Probabilistic Time–Variant Functionality-Based Analysis of Transportation Networks Incorporating Asphalt Pavements and Bridges under Multiple Hazards

Abstract

Progressive and sudden deteriorations are the main reasons affecting the functionality of a transportation network. This paper presents a general probabilistic approach in which the ensembles of regression trees (ERT) are innovatively adopted to predict the life-cycle system reliability of asphalt pavements using Monte Carlo simulations, and pavement segments are considered with bridges in the analysis, prediction, and management of the functionality of transportation networks under both progressive and sudden deterioration due to multiple hazards.
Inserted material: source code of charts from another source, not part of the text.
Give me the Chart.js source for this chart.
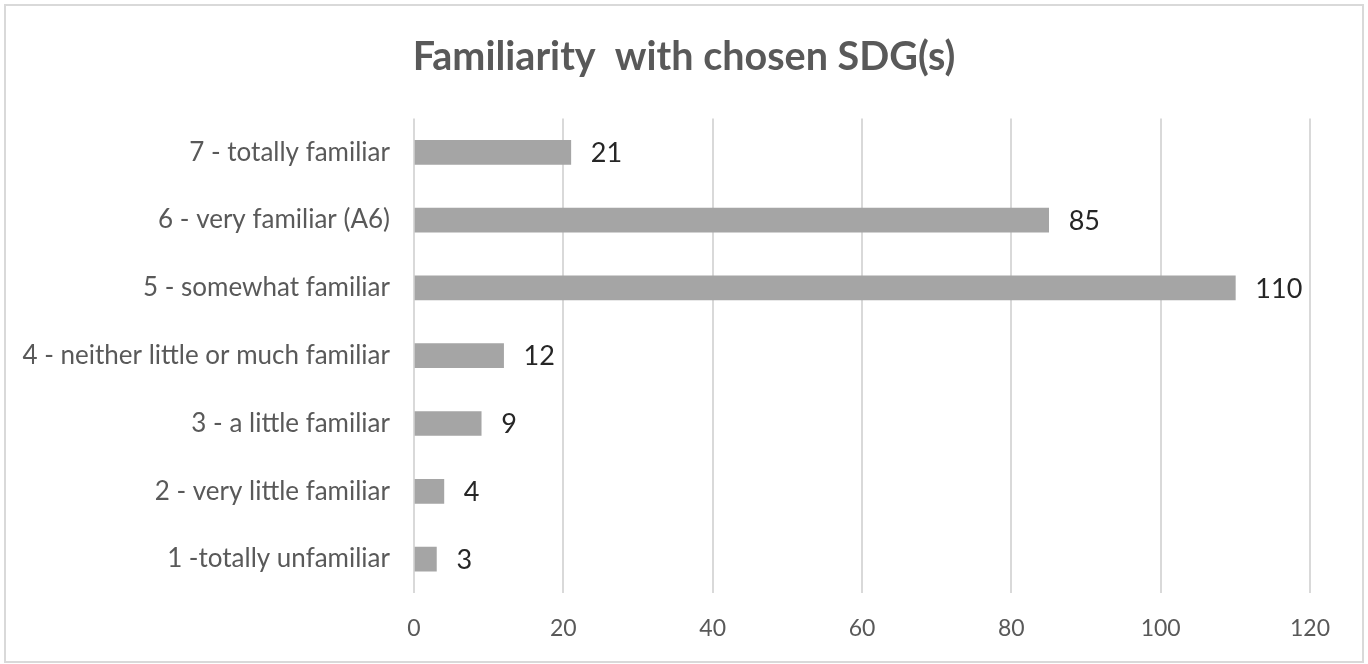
<!DOCTYPE html>
<html>
<head>
<meta charset="utf-8">
<script src="https://cdn.jsdelivr.net/npm/chart.js@4/dist/chart.umd.min.js"></script>
<style>
html,body{margin:0;padding:0;background:#fff;}
#wrap{position:relative;width:1368px;height:664px;}
#frame{position:absolute;left:4px;top:4px;width:1356px;height:655px;border:2px solid #d9d9d9;pointer-events:none;}
canvas{position:absolute;left:0;top:0;}
</style>
</head>
<body>
<div id="wrap"><canvas id="c" width="1368" height="664"></canvas><div id="frame"></div></div>
<script>
const categories = [
  "7 - totally familiar",
  "6 - very familiar (A6)",
  "5 - somewhat familiar",
  "4 - neither little or much familiar",
  "3 - a little familiar",
  "2 - very little familiar",
  "1 -totally unfamiliar"
];
const counts = [21, 85, 110, 12, 9, 4, 3];
const xTicks = [0, 20, 40, 60, 80, 100, 120];
const chartTitle = "Familiarity  with chosen SDG(s)";

const FONT = "Lato, 'Open Sans', sans-serif";

const valueLabels = {
  id: 'valueLabels',
  afterDatasetsDraw(chart) {
    const ctx = chart.ctx;
    const meta = chart.getDatasetMeta(0);
    ctx.save();
    ctx.font = "27px " + FONT;
    ctx.fillStyle = "#262626";
    ctx.textAlign = "left";
    ctx.textBaseline = "middle";
    meta.data.forEach((bar, i) => {
      const v = chart.data.datasets[0].data[i];
      ctx.fillText(String(v), bar.x + 20, bar.y + 1);
    });
    ctx.restore();
  }
};

new Chart(document.getElementById('c'), {
  type: 'bar',
  data: {
    labels: categories,
    datasets: [{
      data: counts,
      backgroundColor: '#a5a5a5',
      borderWidth: 0,
      barThickness: 24
    }]
  },
  options: {
    indexAxis: 'y',
    responsive: false,
    animation: false,
    devicePixelRatio: 1,
    layout: { padding: { left: 0, right: 0, top: 0, bottom: 0 } },
    plugins: {
      legend: { display: false },
      tooltip: { enabled: false },
      title: {
        display: true,
        text: chartTitle,
        color: '#595959',
        font: { family: FONT, size: 39.5, weight: 'bold', lineHeight: 1.2 },
        padding: { top: 34, bottom: 37 }
      }
    },
    scales: {
      x: {
        min: 0, max: 120,
        afterBuildTicks(scale) { scale.ticks = xTicks.map(v => ({ value: v })); },
        afterFit(scale) { scale.height = 71; },
        grid: { color: '#d9d9d9', lineWidth: 2, drawTicks: false },
        border: { display: false },
        ticks: { color: '#595959', padding: 22, font: { family: FONT, size: 23 } }
      },
      y: {
        afterFit(scale) { scale.width = 414; },
        grid: { display: false, drawTicks: false },
        border: { display: false },
        ticks: { color: '#595959', padding: 24, font: { family: FONT, size: 26 } }
      },
      yRightSpace: {
        type: 'category',
        position: 'right',
        afterFit(scale) { scale.width = 58; },
        grid: { display: false, drawTicks: false },
        border: { display: false },
        ticks: { display: false }
      }
    }
  },
  plugins: [valueLabels]
});
</script>
</body>
</html>
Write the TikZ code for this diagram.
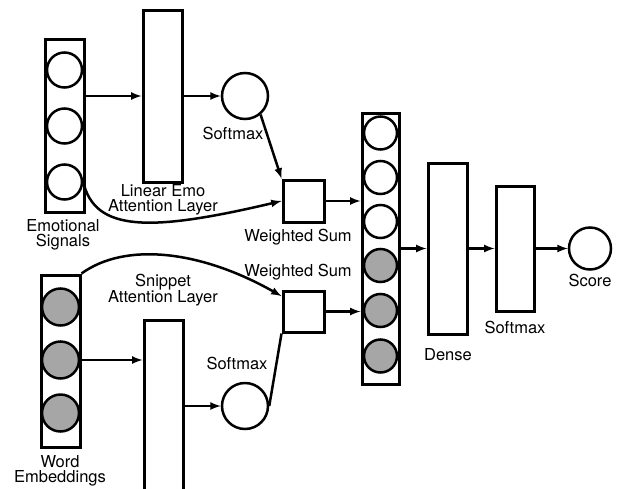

Four performance indicators of asphalt pavement subjected to multiple hazards were modeled using ERT trained with the Long-Term Pavement Performance database. The specific hazard types corresponding to each pavement performance indicator for the associated ERT model training were identified. The structural performance associated with bridge superstructures and substructures was analyzed by considering corrosion, traffic loading, and seismic hazards. The proposed approach is illustrated on an existing transportation network in Pennsylvania. The essential retrofitting timing, importance measure, and retrofitting priority associated with the individual component were investigated utilizing the calculated time-variant connectivity-based functionality and resilience associated with the network. The results demonstrate that asphalt pavements have a significant impact on the network functionality and should be considered in the postevent decision-making process of retrofitting strategies.